I never used to like cricket until I married a cricketer! Sort of had to get on board then. The kids and I went to watch on the weekend and my hubby got caught on 99! Heartbreaking! It would have been his first hundred too as he's always been a bowler (for the record, his best figures are 9 for 16 off 6.4!). I realise that was all Greek to you non cricket followers but some of you will understand. I don't enjoy watching the test though, a bit slow. Many years ago we made a deal. I would go to one day of the test and he would come and see Swan Lake with me. After that experience we both agreed to go with friends next time. Even though the day at the cricket was longer than an evening at the ballet he still maintains I got the better deal - at least you can read a book at the cricket, that wouldn't go down too well at the theatre!


Hanon 11 years ago

When I was a young married bloke my wife did her duty and came to watch me play once. She thought she was being supportive. I made sure she took a book with her.
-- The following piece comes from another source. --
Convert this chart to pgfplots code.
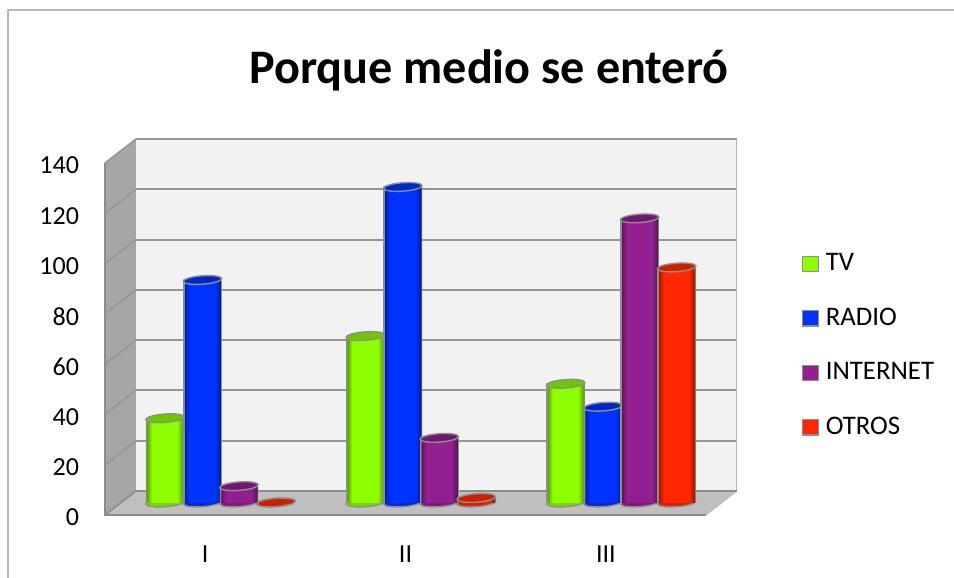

Anyway, the game was played over two saturdays, and we batted first, After a couple of hours play we stopped for the tea break. No biggie, its a chance to get out of the sun for 20 minutes. My wife was gobsmacked that we actually had an afternoon tea, with cups of tea and little cakes. She thought it was a great joke. I thought it perfectly normal.

It's a funny game that men can stop for afternoon tea.

craigvn 11 years ago

What sport can be more English than one that stops for tea.